Mon | Sep 23, 2019

Mark Wignall | Why so cold, Moravian Church?

Published:Thursday | August 15, 2019 | 12:10 AM

Two dogs will get it on in the public square and, like the lower animals that they are, care little if at all if a few schoolboys stop to ridicule the crude sexual coupling.

We humans are significantly different when it comes to sexual matters. Privacy is an integral part of the arrangement and, if one of us just happens to be a trusted clergyman and has been driven to idiocy and criminality, one will be caught in a rush, in a parked car by the roadway, in a coupling with an underaged girl.

An excellent exposé was recently produced and reported on by Nationwide’s Tauna Thomas, which covered the social, economic and psychological aftermath of the family whose life was most affected. Just to recap: then Moravian pastor, Rupert Clarke, a man in his 60s who ought to have been held by a higher standard than other less religious men, was found to have sexually abused two young sisters from a poor family. It came to light in 2017.

It turned out that he had been trading sexual favours for groceries. Amazingly, no one in the church suspected anything. Surviving Rupert Clarke was essentially an exposé in an area that we hardly ever think of. What happens to victims of sexual abuse and their family? How does the community reach out? Did the government fulfil its political promise of a direct intervention to make the life of the victims significantly better than before?

At one part of Tauna Thomas’ interview with the head of the Moravian Church in Jamaica and Cayman, the Rev Phyllis Smith, I was momentarily buoyed in the hope that the church would finally apologise on behalf of the criminal – sins of one of its own. The reverend lady danced around the question and, in essence, implied that it took a committee to generate an apology.

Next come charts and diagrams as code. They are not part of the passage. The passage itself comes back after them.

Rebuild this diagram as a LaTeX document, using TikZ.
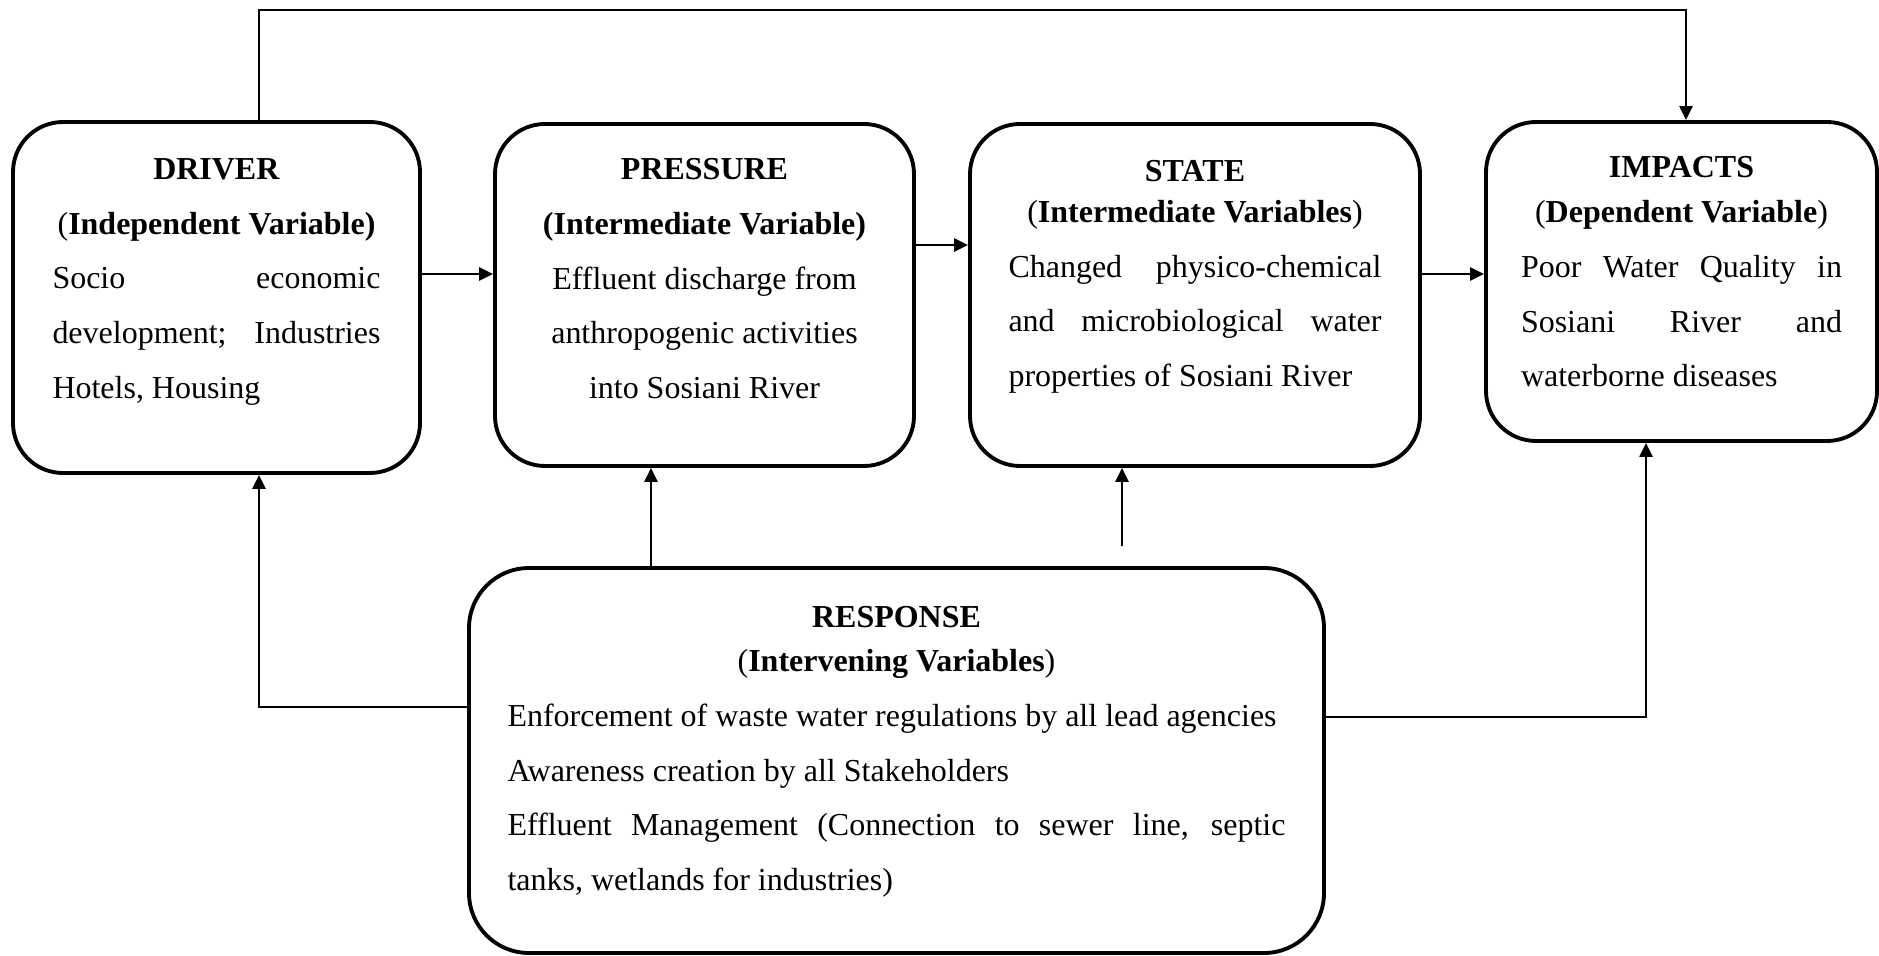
\documentclass[tikz,border=0pt]{standalone}
\usepackage{fontspec}
\setmainfont{Liberation Serif}
\usetikzlibrary{arrows.meta,calc}
\newcommand{\hd}[3][0pt]{{\centering\textbf{#2}\\[#1]#3\par}}

\begin{document}
\begin{tikzpicture}[x=1cm,y=1cm,
  box/.style={draw,line width=1.1pt,rounded corners=0.5cm,inner sep=0pt},
  txt/.style={inner sep=0pt,anchor=north,align=justify,font={\fontsize{9.1}{15.6}\selectfont\hyphenpenalty=10000}},
  arr/.style={line width=0.7pt,-{Triangle[length=1.4mm,width=1.3mm]}}]
\useasboundingbox (0,0) rectangle (18.79,9.55);
\node[box,minimum width=4.07cm,minimum height=3.51cm] (driver) at (2.165,6.575) {};
\node[box,minimum width=4.19cm,minimum height=3.42cm] (pressure) at (7.045,6.60) {};
\node[box,minimum width=4.50cm,minimum height=3.42cm] (state) at (11.95,6.60) {};
\node[box,minimum width=3.91cm,minimum height=3.19cm] (impacts) at (16.815,6.735) {};
\node[box,rounded corners=0.6cm,minimum width=8.55cm,minimum height=3.85cm] (response) at (8.965,1.945) {};
\node[txt,text width=3.28cm] (drivertxt) at ($(driver.north)+(0,-0.375)$)
  {\hd{DRIVER}{(\textbf{Independent Variable)}}Socio economic\linebreak development; Industries\linebreak Hotels, Housing};
\node[txt,align=flush center,text width=3.4cm] (pressuretxt) at ($(pressure.north)+(0,-0.355)$)
  {\hd{PRESSURE}{\textbf{(Intermediate Variable)}}Effluent discharge from\\ anthropogenic activities\\ into Sosiani River};
\node[txt,text width=3.73cm] (statetxt) at ($(state.north)+(0,-0.375)$)
  {\hd[-4pt]{STATE}{(\textbf{Intermediate Variables})}Changed physico-chemical\linebreak and microbiological water\linebreak properties of Sosiani River};
\node[txt,text width=3.21cm] (impactstxt) at ($(impacts.north)+(0,-0.355)$)
  {\hd[-2.8pt]{IMPACTS}{(\textbf{Dependent Variable})}Poor Water Quality in\linebreak Sosiani River and\linebreak waterborne diseases};
\node[txt,text width=7.78cm] (responsetxt) at ($(response.north)+(0,-0.395)$)
  {\hd[-3.1pt]{RESPONSE}{(\textbf{Intervening Variables})}Enforcement of waste water regulations by all lead agencies\par
   Awareness creation by all Stakeholders\par
   Effluent Management (Connection to sewer line, septic\linebreak tanks, wetlands for industries)};
\coordinate (topline) at (0,9.45);
\coordinate (dp) at ($(driver.east)+(0,0.235)$);
\coordinate (ps) at ($(pressure.east)+(0,0.50)$);
\coordinate (si) at ($(state.east)+(0,0.21)$);
\coordinate (dtop) at ($(driver.north)+(0.425,0)$);
\coordinate (itop) at ($(impacts.north)+(0.045,0)$);
\coordinate (dbot) at ($(driver.south)+(0.425,0)$);
\coordinate (ibot) at ($(impacts.south)+(-0.355,0)$);
\coordinate (pbot) at ($(pressure.south)+(-0.535,0)$);
\coordinate (sbot) at ($(state.south)+(-0.73,0)$);
\draw[arr] (dp) -- (dp -| pressure.west);
\draw[arr] (ps) -- (ps -| state.west);
\draw[arr] (si) -- (si -| impacts.west);
\draw[arr] (dtop) -- (dtop |- topline) -| (itop);
\draw[arr] (pbot |- response.north) -- (pbot);
\draw[arr] ($(sbot |- response.north)+(0,0.2)$) -- (sbot);
\draw[arr] ($(response.west)+(0,0.535)$) -| (dbot);
\draw[arr] ($(response.east)+(0,0.435)$) -| (ibot);
\end{tikzpicture}
\end{document}
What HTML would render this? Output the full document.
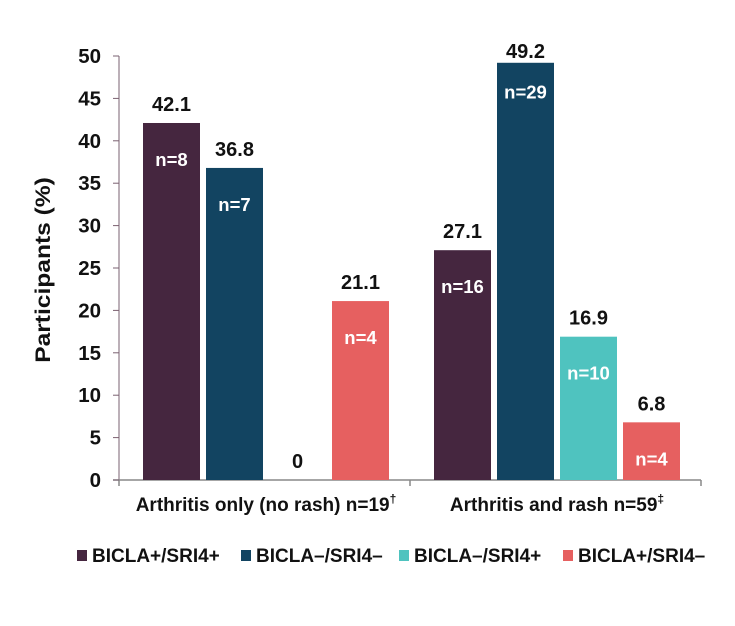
<!DOCTYPE html>
<html><head><meta charset="utf-8"><style>
body{margin:0;background:#fff}
svg text{font-family:"Liberation Sans",Arial,sans-serif;font-weight:bold}
</style></head><body>
<svg id="c" width="735" height="621"></svg>
<script>
const categories=["Arthritis only (no rash) n=19","Arthritis and rash n=59"];
const catSup=["†","‡"];
const series=["BICLA+/SRI4+","BICLA–/SRI4–","BICLA–/SRI4+","BICLA+/SRI4–"];
const colors=["#45263f","#124461","#4fc3bf","#e66060"];
const values=[[42.1,36.8,0,21.1],[27.1,49.2,16.9,6.8]];
const counts=[[8,7,0,4],[16,29,10,4]];
const yTicks=[0,5,10,15,20,25,30,35,40,45,50];
const NS="http://www.w3.org/2000/svg";
const svg=document.getElementById('c');
const x0=119,x1=701,yZero=480,yTop=56;
const y=v=>yZero-(v/50)*(yZero-yTop);
const groupCenter=i=>266+i*291;
const bw=57,gap=6;
function el(t,a,txt){const e=document.createElementNS(NS,t);for(const k in a)e.setAttribute(k,a[k]);if(txt!==undefined)e.textContent=txt;svg.appendChild(e);return e;}
function txt(x,yy,s,size,sx,anchor,fill){return el('text',{x:0,y:0,transform:`translate(${x},${yy}) scale(${sx},1)`,'text-anchor':anchor,'font-size':size,fill:fill},s);}
let e=el('line',{x1:x0,y1:yTop,x2:x0,y2:yZero,stroke:'#7a6070','stroke-width':1});

e=el('line',{x1:x0-6,y1:yZero,x2:x1,y2:yZero,stroke:'#888','stroke-width':1.5});

[x0,410,x1].forEach(xx=>{el('line',{x1:xx,y1:yZero,x2:xx,y2:yZero+6,stroke:'#888','stroke-width':1.5});});
yTicks.forEach(t=>{
  el('line',{x1:x0-6,y1:y(t),x2:x0,y2:y(t),stroke:'#7a6070'});
  const l=txt(x0-18,y(t)+7,t,20.5,1,'end','#111');
  
});
e=el('text',{x:0,y:0,transform:'translate(50,270) rotate(-90) scale(1.17,1)','text-anchor':'middle','font-size':21,fill:'#111'},'Participants (%)');

values.forEach((vals,g)=>{
  const start=groupCenter(g)-(4*bw+3*gap)/2;
  vals.forEach((v,s)=>{
    const bx=start+s*(bw+gap);
    const shift=Math.max(0,58-(y(v)-12));
    if(v>0){
      const r=el('rect',{x:bx,y:y(v),width:bw,height:yZero-y(v),fill:colors[s]});
      
      const n=txt(bx+bw/2,y(v)+43-shift,'n='+counts[g][s],18.5,1.0,'middle','#fff');
      
    }
    const t=txt(bx+bw/2,y(v)-12+shift,String(v),20,1,'middle','#111');
    
  });
  const c=el('text',{x:0,y:0,transform:`translate(${groupCenter(g)},511)`,'text-anchor':'middle','font-size':19,fill:'#111'});
  
  c.appendChild(document.createTextNode(categories[g]));
  const sp=document.createElementNS(NS,'tspan');sp.setAttribute('dy','-8');sp.setAttribute('font-size','12');sp.textContent=catSup[g];c.appendChild(sp);
});
const legX=[77,241,399,563];
series.forEach((s,i)=>{
  const r=el('rect',{x:legX[i],y:550,width:10,height:11,fill:colors[i]});
  
  const t=txt(legX[i]+15,562,s,19,1,'start','#111');
  
});
</script>
</body></html>
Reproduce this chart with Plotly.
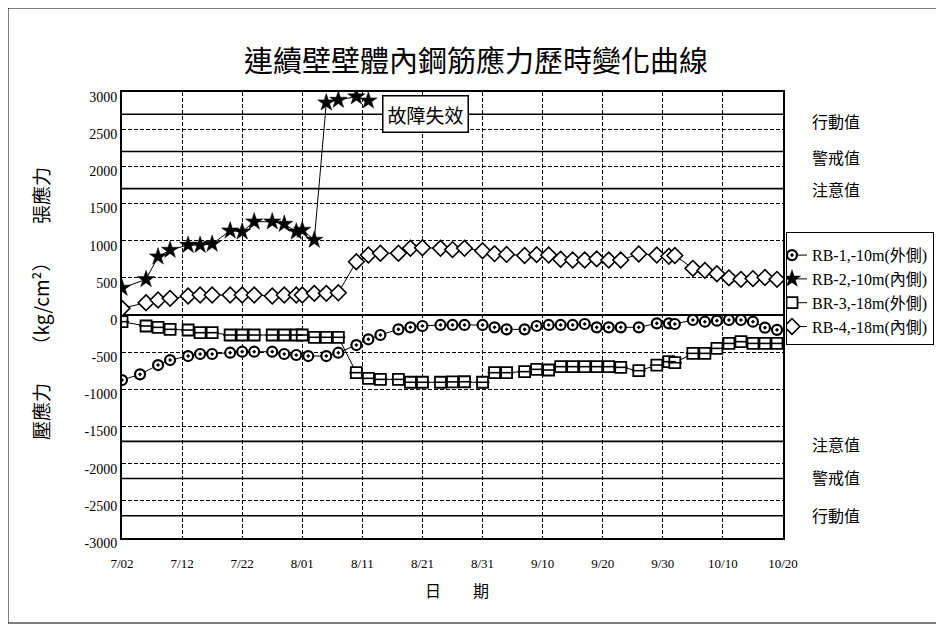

Even worse than that, just when I thought Thomas was on the verge of working up an apology from the Rev Phyllis Smith, the clergywoman went out of her way to embrace the despicably fallen Rupert Clarke and wrap around him the redemptive powers of God. Through her own oration.

DIVINE FORGIVENESS

The most noble of the virtues are empathy and forgiveness. If the Rev Phyllis Smith were willing to religiously intercede by extending the hand of divine forgiveness to Rupert Clarke, where was that humanity inside of her to nudge her into appreciating the aftershock horrors of the victims and saying to them, “We are sorry for the hurt Pastor Clarke caused you. We ask your forgiveness even if we do not expect you to do so.”

Many of our people who serve in the administrative bodies of the church and the wider school community are little more than politicians, constantly weighing the ethically sound against an act of administrative expediency. The Rev Phyllis Smith, being obviously a woman, should have exercised more emotional intelligence in reaching out to the all-female household overburdened by poverty and destructive cultural behaviours.

The main lessons we have learned from surviving Rupert Clarke is that the ‘squaddie mentality’ exists even among those who claim a special relationship with a God who is also just and benevolent. Clarke walked in the holy cloth of the Moravian Church and many believed that automatically placed him in the category of ‘trustworthy’.

He was anything but. Not only did he surreptitiously indulge in sex with a minor, he used 30 pieces of silver to buy the favours. In the end, he was imprisoned but the victims are facing a lifetime of punishment. Why has the Moravian Church not also reached out to the victims with financial assistance?